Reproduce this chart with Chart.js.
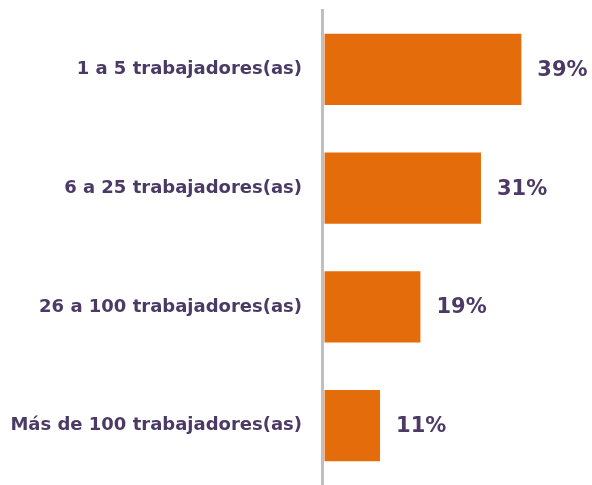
<!DOCTYPE html>
<html>
<head>
<meta charset="utf-8">
<script src="https://cdn.jsdelivr.net/npm/chart.js@4"></script>
<style>
  html, body { margin: 0; padding: 0; background: #fff; }
  #wrap { width: 592px; height: 485px; }
</style>
</head>
<body>
<div id="wrap"><canvas id="chart"></canvas></div>
<script>
// data
const categories = ['1 a 5 trabajadores(as)', '6 a 25 trabajadores(as)', '26 a 100 trabajadores(as)', 'Más de 100 trabajadores(as)'];
const shares = [39, 31, 19, 11];

const barColor = '#E46C0A';
const textColor = '#4B3A66';

// percent labels at the end of each bar
const valueLabels = {
    id: 'valueLabels',
    afterDatasetsDraw(chart) {
        const ctx = chart.ctx;
        const meta = chart.getDatasetMeta(0);
        ctx.save();
        ctx.font = 'bold 21px "DejaVu Sans"';
        ctx.fillStyle = textColor;
        ctx.textBaseline = 'middle';
        meta.data.forEach(function (bar, i) {
            ctx.fillText(shares[i] + '%', bar.x + 16, bar.y + 1);
        });
        ctx.restore();
    }
};

new Chart(document.getElementById('chart'), {
    type: 'bar',
    data: {
        labels: categories,
        datasets: [{
            data: shares,
            backgroundColor: barColor,
            categoryPercentage: 1,
            barPercentage: 0.6
        }]
    },
    options: {
        indexAxis: 'y',
        responsive: true,
        maintainAspectRatio: false,
        animation: false,
        layout: { padding: { top: 10, bottom: 0, left: 0, right: 0 } },
        plugins: {
            legend: { display: false },
            tooltip: { enabled: false }
        },
        scales: {
            x: {
                display: false,
                min: -0.5,
                max: 53
            },
            y: {
                afterFit: function (scale) {
                    scale.width = 322;
                    scale.paddingTop = 0;
                    scale.paddingBottom = 0;
                },
                grid: { display: false, drawTicks: false },
                border: { display: true, color: '#BFBFBF', width: 3 },
                ticks: {
                    color: textColor,
                    padding: 20,
                    font: { family: 'DejaVu Sans', weight: 'bold', size: 18 }
                }
            }
        }
    },
    plugins: [valueLabels]
});
</script>
</body>
</html>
§
Aim -
Output all of the data exactly as it stands, minus any images.

Solution for this task -
Reproduce this chart with Chart.js.
<!DOCTYPE html>
<html>
<head>
<meta charset="utf-8">
<script src="https://cdn.jsdelivr.net/npm/chart.js@4"></script>
<style>
  html, body { margin: 0; padding: 0; background: #fff; }
  #wrap { width: 592px; height: 485px; }
</style>
</head>
<body>
<div id="wrap"><canvas id="chart"></canvas></div>
<script>
// data
const categories = ['1 a 5 trabajadores(as)', '6 a 25 trabajadores(as)', '26 a 100 trabajadores(as)', 'Más de 100 trabajadores(as)'];
const shares = [39, 31, 19, 11];

const barColor = '#E46C0A';
const textColor = '#4B3A66';

// percent labels at the end of each bar
const valueLabels = {
    id: 'valueLabels',
    afterDatasetsDraw(chart) {
        const ctx = chart.ctx;
        const meta = chart.getDatasetMeta(0);
        ctx.save();
        ctx.font = 'bold 21px "DejaVu Sans"';
        ctx.fillStyle = textColor;
        ctx.textBaseline = 'middle';
        meta.data.forEach(function (bar, i) {
            ctx.fillText(shares[i] + '%', bar.x + 16, bar.y + 1);
        });
        ctx.restore();
    }
};

new Chart(document.getElementById('chart'), {
    type: 'bar',
    data: {
        labels: categories,
        datasets: [{
            data: shares,
            backgroundColor: barColor,
            categoryPercentage: 1,
            barPercentage: 0.6
        }]
    },
    options: {
        indexAxis: 'y',
        responsive: true,
        maintainAspectRatio: false,
        animation: false,
        layout: { padding: { top: 10, bottom: 0, left: 0, right: 0 } },
        plugins: {
            legend: { display: false },
            tooltip: { enabled: false }
        },
        scales: {
            x: {
                display: false,
                min: -0.5,
                max: 53
            },
            y: {
                afterFit: function (scale) {
                    scale.width = 322;
                    scale.paddingTop = 0;
                    scale.paddingBottom = 0;
                },
                grid: { display: false, drawTicks: false },
                border: { display: true, color: '#BFBFBF', width: 3 },
                ticks: {
                    color: textColor,
                    padding: 20,
                    font: { family: 'DejaVu Sans', weight: 'bold', size: 18 }
                }
            }
        }
    },
    plugins: [valueLabels]
});
</script>
</body>
</html>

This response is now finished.